Rows from a dataset of charts and code:

───

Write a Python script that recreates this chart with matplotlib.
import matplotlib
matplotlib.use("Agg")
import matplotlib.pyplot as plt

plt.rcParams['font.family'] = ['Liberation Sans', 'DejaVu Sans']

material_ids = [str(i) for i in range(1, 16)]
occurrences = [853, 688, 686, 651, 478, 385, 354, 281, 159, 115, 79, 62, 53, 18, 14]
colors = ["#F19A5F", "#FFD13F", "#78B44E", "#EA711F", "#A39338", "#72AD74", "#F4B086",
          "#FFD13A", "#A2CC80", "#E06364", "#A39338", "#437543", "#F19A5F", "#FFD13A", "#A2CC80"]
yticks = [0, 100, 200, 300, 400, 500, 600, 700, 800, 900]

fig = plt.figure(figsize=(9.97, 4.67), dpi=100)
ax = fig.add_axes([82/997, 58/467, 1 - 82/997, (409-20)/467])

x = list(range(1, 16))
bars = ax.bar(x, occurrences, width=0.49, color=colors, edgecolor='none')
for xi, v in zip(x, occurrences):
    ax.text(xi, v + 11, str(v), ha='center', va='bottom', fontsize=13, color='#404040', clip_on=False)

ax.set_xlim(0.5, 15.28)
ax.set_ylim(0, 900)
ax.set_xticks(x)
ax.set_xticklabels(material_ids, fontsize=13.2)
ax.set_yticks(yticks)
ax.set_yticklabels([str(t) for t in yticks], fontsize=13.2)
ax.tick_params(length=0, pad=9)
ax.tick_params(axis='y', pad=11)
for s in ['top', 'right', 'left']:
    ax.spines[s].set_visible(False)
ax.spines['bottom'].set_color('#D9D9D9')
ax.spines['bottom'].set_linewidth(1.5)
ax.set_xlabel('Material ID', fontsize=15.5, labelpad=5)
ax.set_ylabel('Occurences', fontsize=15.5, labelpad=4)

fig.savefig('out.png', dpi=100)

───

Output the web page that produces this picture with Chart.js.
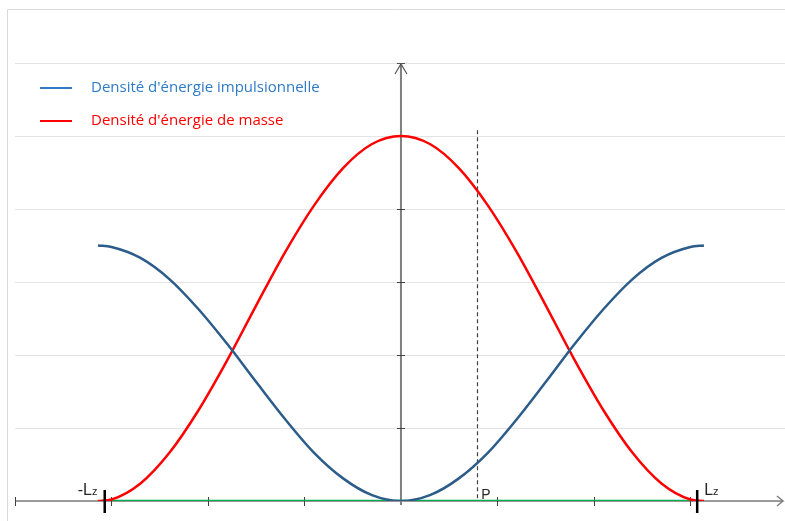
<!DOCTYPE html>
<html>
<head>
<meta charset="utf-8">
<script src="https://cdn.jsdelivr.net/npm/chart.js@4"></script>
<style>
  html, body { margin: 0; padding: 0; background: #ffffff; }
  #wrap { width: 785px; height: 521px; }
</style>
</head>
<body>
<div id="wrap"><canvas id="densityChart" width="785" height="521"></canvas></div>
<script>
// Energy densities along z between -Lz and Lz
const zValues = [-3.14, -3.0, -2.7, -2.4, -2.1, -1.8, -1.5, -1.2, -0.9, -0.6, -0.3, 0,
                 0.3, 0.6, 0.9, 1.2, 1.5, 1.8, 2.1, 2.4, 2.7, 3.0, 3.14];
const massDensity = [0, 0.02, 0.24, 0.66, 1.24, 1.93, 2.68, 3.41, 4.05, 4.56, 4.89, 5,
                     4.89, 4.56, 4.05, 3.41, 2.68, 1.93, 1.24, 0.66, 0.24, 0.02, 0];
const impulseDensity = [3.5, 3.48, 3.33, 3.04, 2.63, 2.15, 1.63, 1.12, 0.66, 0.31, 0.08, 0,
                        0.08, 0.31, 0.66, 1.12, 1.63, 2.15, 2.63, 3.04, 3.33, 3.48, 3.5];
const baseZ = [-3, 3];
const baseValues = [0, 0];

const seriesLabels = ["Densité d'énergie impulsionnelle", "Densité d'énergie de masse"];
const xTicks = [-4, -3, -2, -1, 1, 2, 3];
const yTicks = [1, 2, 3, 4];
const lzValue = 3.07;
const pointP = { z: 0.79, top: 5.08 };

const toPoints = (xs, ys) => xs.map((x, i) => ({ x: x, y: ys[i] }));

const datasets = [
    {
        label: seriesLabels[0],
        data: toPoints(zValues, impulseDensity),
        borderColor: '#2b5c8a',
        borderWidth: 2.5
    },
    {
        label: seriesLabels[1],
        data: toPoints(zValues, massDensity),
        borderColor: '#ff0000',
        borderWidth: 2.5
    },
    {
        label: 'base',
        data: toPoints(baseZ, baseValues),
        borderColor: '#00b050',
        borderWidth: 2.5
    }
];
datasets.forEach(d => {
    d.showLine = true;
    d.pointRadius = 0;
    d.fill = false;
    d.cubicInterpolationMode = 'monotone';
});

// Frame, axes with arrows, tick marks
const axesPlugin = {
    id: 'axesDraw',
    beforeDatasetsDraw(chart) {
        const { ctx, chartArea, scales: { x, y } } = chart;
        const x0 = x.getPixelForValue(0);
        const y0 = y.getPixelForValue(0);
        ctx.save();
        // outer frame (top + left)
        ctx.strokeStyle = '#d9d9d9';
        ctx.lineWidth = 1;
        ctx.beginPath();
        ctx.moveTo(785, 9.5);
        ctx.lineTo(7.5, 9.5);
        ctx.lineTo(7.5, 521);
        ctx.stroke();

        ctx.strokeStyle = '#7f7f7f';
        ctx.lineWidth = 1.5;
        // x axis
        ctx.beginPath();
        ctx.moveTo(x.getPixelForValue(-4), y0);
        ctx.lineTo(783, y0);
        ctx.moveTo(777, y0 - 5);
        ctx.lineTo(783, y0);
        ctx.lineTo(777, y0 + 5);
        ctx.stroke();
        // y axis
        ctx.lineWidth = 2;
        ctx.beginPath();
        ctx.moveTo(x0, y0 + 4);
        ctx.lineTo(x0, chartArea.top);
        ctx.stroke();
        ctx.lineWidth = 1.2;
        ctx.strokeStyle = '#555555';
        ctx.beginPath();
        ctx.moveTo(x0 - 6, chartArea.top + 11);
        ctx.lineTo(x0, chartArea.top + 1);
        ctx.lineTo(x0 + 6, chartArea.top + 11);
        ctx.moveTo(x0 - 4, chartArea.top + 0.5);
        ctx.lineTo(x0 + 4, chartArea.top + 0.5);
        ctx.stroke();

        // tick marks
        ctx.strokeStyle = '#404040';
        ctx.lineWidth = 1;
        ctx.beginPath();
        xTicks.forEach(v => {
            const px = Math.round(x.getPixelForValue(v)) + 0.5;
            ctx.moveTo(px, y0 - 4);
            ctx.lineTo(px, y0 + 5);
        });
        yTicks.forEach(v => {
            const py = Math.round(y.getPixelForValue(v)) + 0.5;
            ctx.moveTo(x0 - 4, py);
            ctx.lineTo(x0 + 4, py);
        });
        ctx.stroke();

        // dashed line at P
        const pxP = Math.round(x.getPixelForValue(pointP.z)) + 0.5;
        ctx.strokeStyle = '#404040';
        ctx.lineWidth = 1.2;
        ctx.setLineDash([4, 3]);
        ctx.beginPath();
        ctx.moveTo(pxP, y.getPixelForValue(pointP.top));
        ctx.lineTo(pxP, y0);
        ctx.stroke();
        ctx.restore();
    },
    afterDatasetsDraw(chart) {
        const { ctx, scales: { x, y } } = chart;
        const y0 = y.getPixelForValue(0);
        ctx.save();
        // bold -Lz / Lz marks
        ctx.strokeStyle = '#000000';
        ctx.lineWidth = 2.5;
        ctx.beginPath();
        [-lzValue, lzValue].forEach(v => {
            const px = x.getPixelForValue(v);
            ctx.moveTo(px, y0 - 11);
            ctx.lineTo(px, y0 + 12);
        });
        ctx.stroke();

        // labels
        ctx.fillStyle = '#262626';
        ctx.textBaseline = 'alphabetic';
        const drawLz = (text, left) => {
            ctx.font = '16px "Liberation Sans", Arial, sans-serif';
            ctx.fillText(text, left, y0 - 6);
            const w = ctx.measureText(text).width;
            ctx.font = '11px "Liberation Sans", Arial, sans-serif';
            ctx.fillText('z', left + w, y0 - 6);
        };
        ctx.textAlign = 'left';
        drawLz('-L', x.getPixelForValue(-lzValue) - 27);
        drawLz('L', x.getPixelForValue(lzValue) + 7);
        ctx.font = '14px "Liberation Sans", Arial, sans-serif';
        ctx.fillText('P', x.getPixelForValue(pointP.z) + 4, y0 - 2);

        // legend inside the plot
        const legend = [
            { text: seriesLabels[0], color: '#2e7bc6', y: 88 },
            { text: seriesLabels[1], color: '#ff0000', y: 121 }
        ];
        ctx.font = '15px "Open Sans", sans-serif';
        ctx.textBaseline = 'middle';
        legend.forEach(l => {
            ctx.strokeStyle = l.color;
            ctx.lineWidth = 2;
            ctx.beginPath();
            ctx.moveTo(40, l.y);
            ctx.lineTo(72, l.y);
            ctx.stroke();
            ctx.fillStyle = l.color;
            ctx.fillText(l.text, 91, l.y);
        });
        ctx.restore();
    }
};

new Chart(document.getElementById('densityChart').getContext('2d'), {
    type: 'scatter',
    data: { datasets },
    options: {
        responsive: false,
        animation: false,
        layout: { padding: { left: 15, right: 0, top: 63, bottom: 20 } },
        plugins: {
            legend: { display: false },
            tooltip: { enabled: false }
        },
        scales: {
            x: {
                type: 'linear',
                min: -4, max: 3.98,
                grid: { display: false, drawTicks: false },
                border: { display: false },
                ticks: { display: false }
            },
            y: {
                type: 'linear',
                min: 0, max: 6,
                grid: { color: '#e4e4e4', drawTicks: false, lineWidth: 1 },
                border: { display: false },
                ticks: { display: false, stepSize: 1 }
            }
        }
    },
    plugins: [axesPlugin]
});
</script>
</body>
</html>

───

STATED GOAL » Only lines with the word "matplotlib" are wanted, so copy each one from the records.

EXPECTED OUTPUT »
Write a Python script that recreates this chart with matplotlib.
import matplotlib
matplotlib.use("Agg")
import matplotlib.pyplot as plt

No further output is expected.